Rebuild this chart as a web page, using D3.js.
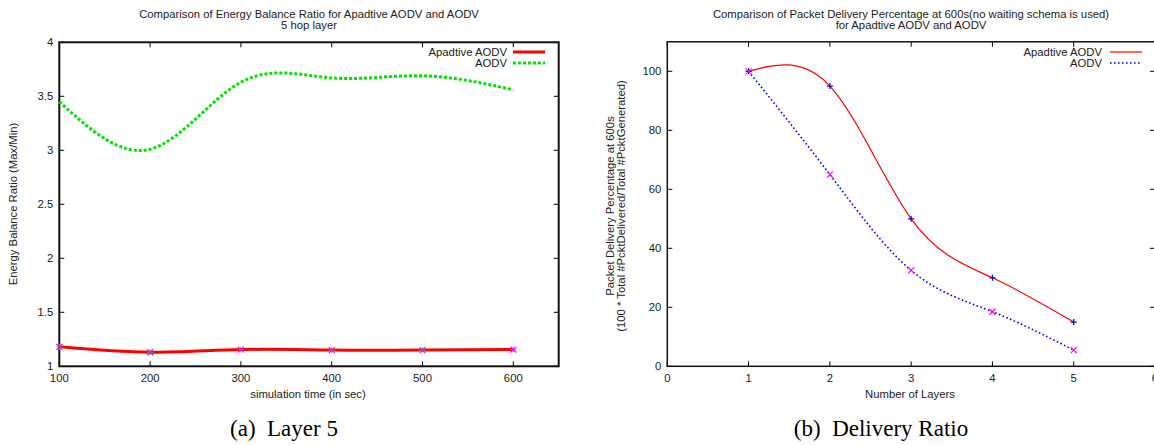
<!DOCTYPE html>
<html><head><meta charset="utf-8">
<script src="https://cdn.jsdelivr.net/npm/d3@7"></script>
<style>
html,body{margin:0;padding:0;background:#fff;}
svg{display:block;font-family:"Liberation Sans",Arial,sans-serif;}
</style></head>
<body><svg id="c" width="1154" height="445"></svg>
<script>
// ---- data: (a) Layer 5 ----
const timeSteps = [100, 200, 300, 400, 500, 600];
const ebrAdaptive = [1.18, 1.13, 1.155, 1.15, 1.15, 1.155];
const ebrAodv = [3.45, 3.01, 3.63, 3.67, 3.69, 3.56];
const aXTicks = [100, 200, 300, 400, 500, 600];
const aYTicks = [1, 1.5, 2, 2.5, 3, 3.5, 4];
// ---- data: (b) Delivery Ratio ----
const layers = [1, 2, 3, 4, 5];
const pdrAdaptive = [100, 95, 50, 30, 15];
const pdrAodv = [100, 65, 32.5, 18.5, 5.5];
const bXTicks = [0, 1, 2, 3, 4, 5, 6];
const bYTicks = [0, 20, 40, 60, 80, 100];
const seriesNames = ["Apadtive AODV", "AODV"];

const svg = d3.select("#c");
const txt = "#222";
const fs = 11.3;

function frame(g, x, y, xt, yt, fmtX, fmtY, sw) {
  const [x0, x1] = x.range(), [y0, y1] = y.range();
  const tl = 5;
  const ax = g.append("g").attr("stroke", "#000").attr("stroke-width", 1);
  xt.forEach(v => {
    ax.append("line").attr("x1", x(v)).attr("x2", x(v)).attr("y1", y0).attr("y2", y0 - tl);
    ax.append("line").attr("x1", x(v)).attr("x2", x(v)).attr("y1", y1).attr("y2", y1 + tl);
  });
  yt.forEach(v => {
    ax.append("line").attr("x1", x0).attr("x2", x0 + tl).attr("y1", y(v)).attr("y2", y(v));
    ax.append("line").attr("x1", x1).attr("x2", x1 - tl).attr("y1", y(v)).attr("y2", y(v));
  });
  g.append("rect").attr("x", x0).attr("y", y1).attr("width", x1 - x0).attr("height", y0 - y1)
    .attr("fill", "none").attr("stroke", "#111").attr("stroke-width", sw);
  g.append("g").selectAll("text").data(xt).join("text")
    .attr("x", d => x(d)).attr("y", y0 + 16).attr("text-anchor", "middle")
    .attr("font-size", fs).attr("fill", txt).text(fmtX);
  g.append("g").selectAll("text").data(yt).join("text")
    .attr("x", x0 - 6).attr("y", d => y(d) + 4).attr("text-anchor", "end")
    .attr("font-size", fs).attr("fill", txt).text(fmtY);
}

function crossX(g, cx, cy, s, col, w) {
  g.append("path").attr("d", `M${cx-s},${cy-s}L${cx+s},${cy+s}M${cx-s},${cy+s}L${cx+s},${cy-s}`)
    .attr("stroke", col).attr("stroke-width", w).attr("fill", "none");
}
function plus(g, cx, cy, s, col, w) {
  g.append("path").attr("d", `M${cx-s},${cy}L${cx+s},${cy}M${cx},${cy-s}L${cx},${cy+s}`)
    .attr("stroke", col).attr("stroke-width", w).attr("fill", "none");
}

// ===== Chart (a) =====
{
  const g = svg.append("g");
  const x = d3.scaleLinear().domain([100, 650]).range([59.3, 558.7]);
  const y = d3.scaleLinear().domain([1, 4]).range([366.3, 42.3]);
  frame(g, x, y, aXTicks, aYTicks, d => d, d => d3.format("")(d), 2);
  const line = d3.line().x((d, i) => x(timeSteps[i])).y(d => y(d)).curve(d3.curveNatural);
  g.append("path").attr("d", line(ebrAodv)).attr("fill", "none").attr("stroke", "#00e600")
    .attr("stroke-width", 3).attr("stroke-dasharray", "3,2");
  g.append("path").attr("d", line(ebrAdaptive)).attr("fill", "none").attr("stroke", "#ff0000")
    .attr("stroke-width", 3);
  ebrAdaptive.forEach((v, i) => {
    plus(g, x(timeSteps[i]), y(v), 3, "#33cc33", 1);
    crossX(g, x(timeSteps[i]), y(v), 3, "#ff00ff", 1.2);
  });
  g.append("text").attr("x", 309).attr("y", 18).attr("text-anchor", "middle").attr("font-size", fs).attr("fill", txt)
    .text("Comparison of Energy Balance Ratio for Apadtive AODV and AODV");
  g.append("text").attr("x", 309).attr("y", 29).attr("text-anchor", "middle").attr("font-size", fs).attr("fill", txt)
    .text("5 hop layer");
  g.append("text").attr("x", 308).attr("y", 398).attr("text-anchor", "middle").attr("font-size", fs).attr("fill", txt)
    .text("simulation time (in sec)");
  g.append("text").attr("transform", "translate(17,204) rotate(-90)").attr("text-anchor", "middle")
    .attr("font-size", fs).attr("fill", txt).text("Energy Balance Ratio (Max/Min)");
  const lg = [[ "#ff0000", null ], [ "#00e600", "3,2" ]];
  seriesNames.forEach((n, i) => {
    const yy = 52 + i * 11;
    g.append("text").attr("x", 507).attr("y", yy + 4).attr("text-anchor", "end").attr("font-size", fs).attr("fill", txt).text(n);
    g.append("line").attr("x1", 513).attr("x2", 545).attr("y1", yy).attr("y2", yy)
      .attr("stroke", lg[i][0]).attr("stroke-width", 3).attr("stroke-dasharray", lg[i][1]);
  });
  g.append("text").attr("x", 284).attr("y", 436).attr("text-anchor", "middle")
    .attr("font-family", "Liberation Serif, Times New Roman, serif").attr("font-size", 23).attr("fill", "#000")
    .text("(a)\u2002Layer 5");
}

// ===== Chart (b) =====
{
  const g = svg.append("g");
  const x = d3.scaleLinear().domain([0, 6]).range([667.3, 1155]);
  const y = d3.scaleLinear().domain([0, 110]).range([366.3, 41.8]);
  frame(g, x, y, bXTicks, bYTicks, d => d, d => d, 1.5);
  const line = d3.line().x((d, i) => x(layers[i])).y(d => y(d)).curve(d3.curveNatural);
  g.append("path").attr("d", line(pdrAdaptive)).attr("fill", "none").attr("stroke", "#ff0000")
    .attr("stroke-width", 1.2);
  g.append("path").attr("d", line(pdrAodv)).attr("fill", "none").attr("stroke", "#0000ff")
    .attr("stroke-width", 1.6).attr("stroke-dasharray", "1.6,2.4");
  pdrAdaptive.forEach((v, i) => plus(g, x(layers[i]), y(v), 3, "#0000cc", 1.2));
  pdrAodv.forEach((v, i) => crossX(g, x(layers[i]), y(v), 3, "#ff00ff", 1.2));
  g.append("text").attr("x", 911).attr("y", 18).attr("text-anchor", "middle").attr("font-size", fs).attr("fill", txt)
    .text("Comparison of Packet Delivery Percentage at 600s(no waiting schema is used)");
  g.append("text").attr("x", 911).attr("y", 29).attr("text-anchor", "middle").attr("font-size", fs).attr("fill", txt)
    .text("for Apadtive AODV and AODV");
  g.append("text").attr("x", 910).attr("y", 398).attr("text-anchor", "middle").attr("font-size", fs).attr("fill", txt)
    .text("Number of Layers");
  g.append("text").attr("transform", "translate(614,206) rotate(-90)").attr("text-anchor", "middle")
    .attr("font-size", fs).attr("fill", txt).text("Packet Delivery Percentage at 600s");
  g.append("text").attr("transform", "translate(625,206) rotate(-90)").attr("text-anchor", "middle")
    .attr("font-size", fs).attr("fill", txt).text("(100 * Total #PcktDelivered/Total #PcktGenerated)");
  const lg = [[ "#ff0000", null, 1.2 ], [ "#0000ff", "1.6,2.4", 1.6 ]];
  seriesNames.forEach((n, i) => {
    const yy = 52 + i * 11;
    g.append("text").attr("x", 1102).attr("y", yy + 4).attr("text-anchor", "end").attr("font-size", fs).attr("fill", txt).text(n);
    g.append("line").attr("x1", 1110).attr("x2", 1142).attr("y1", yy).attr("y2", yy)
      .attr("stroke", lg[i][0]).attr("stroke-width", lg[i][2]).attr("stroke-dasharray", lg[i][1]);
  });
  g.append("text").attr("x", 881).attr("y", 436).attr("text-anchor", "middle")
    .attr("font-family", "Liberation Serif, Times New Roman, serif").attr("font-size", 23).attr("fill", "#000")
    .text("(b)\u2002Delivery Ratio");
}
</script></body></html>
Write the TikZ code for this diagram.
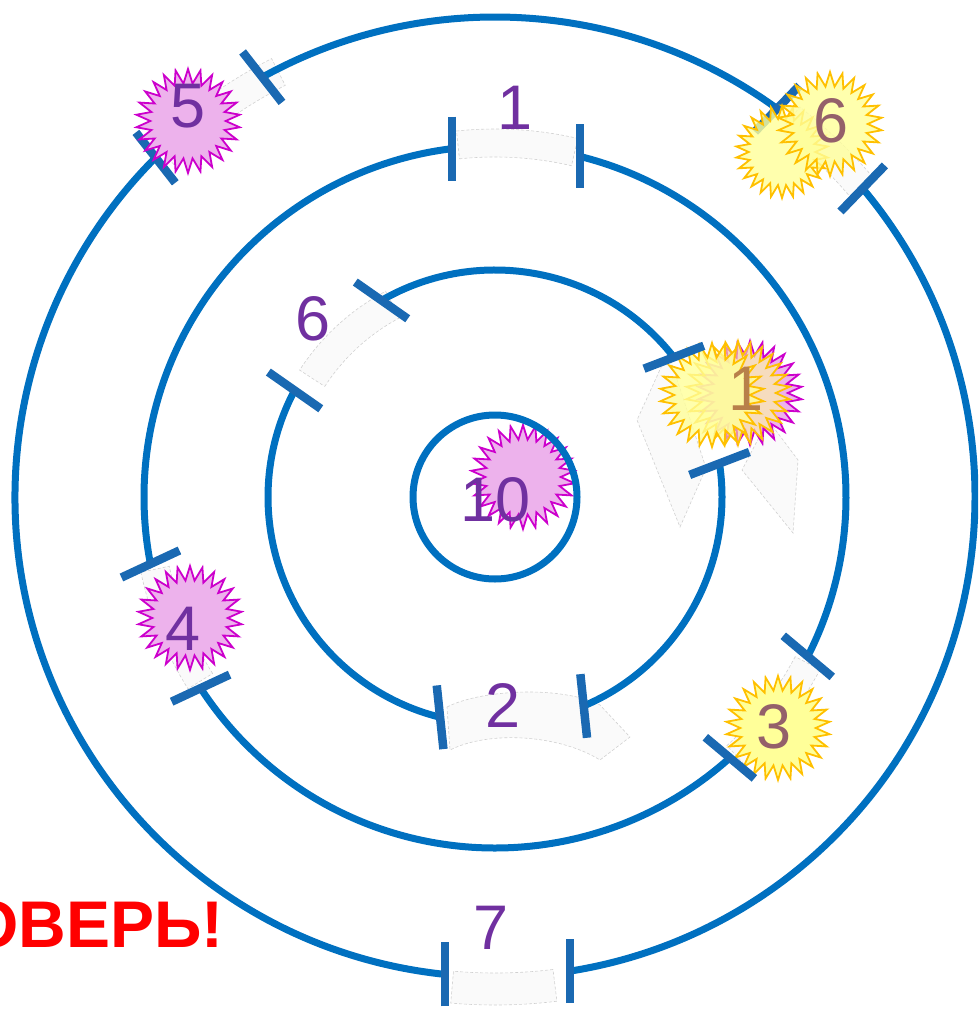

◇ ◇ ◇ ◇ ◇

Reproduce, word for word, every line from the start of the records down to and including the line with "const fs = 11.3;"; skip the pictures.

Task response
Rebuild this chart as a web page, using D3.js.
<!DOCTYPE html>
<html><head><meta charset="utf-8">
<script src="https://cdn.jsdelivr.net/npm/d3@7"></script>
<style>
html,body{margin:0;padding:0;background:#fff;}
svg{display:block;font-family:"Liberation Sans",Arial,sans-serif;}
</style></head>
<body><svg id="c" width="1154" height="445"></svg>
<script>
// ---- data: (a) Layer 5 ----
const timeSteps = [100, 200, 300, 400, 500, 600];
const ebrAdaptive = [1.18, 1.13, 1.155, 1.15, 1.15, 1.155];
const ebrAodv = [3.45, 3.01, 3.63, 3.67, 3.69, 3.56];
const aXTicks = [100, 200, 300, 400, 500, 600];
const aYTicks = [1, 1.5, 2, 2.5, 3, 3.5, 4];
// ---- data: (b) Delivery Ratio ----
const layers = [1, 2, 3, 4, 5];
const pdrAdaptive = [100, 95, 50, 30, 15];
const pdrAodv = [100, 65, 32.5, 18.5, 5.5];
const bXTicks = [0, 1, 2, 3, 4, 5, 6];
const bYTicks = [0, 20, 40, 60, 80, 100];
const seriesNames = ["Apadtive AODV", "AODV"];

const svg = d3.select("#c");
const txt = "#222";
const fs = 11.3;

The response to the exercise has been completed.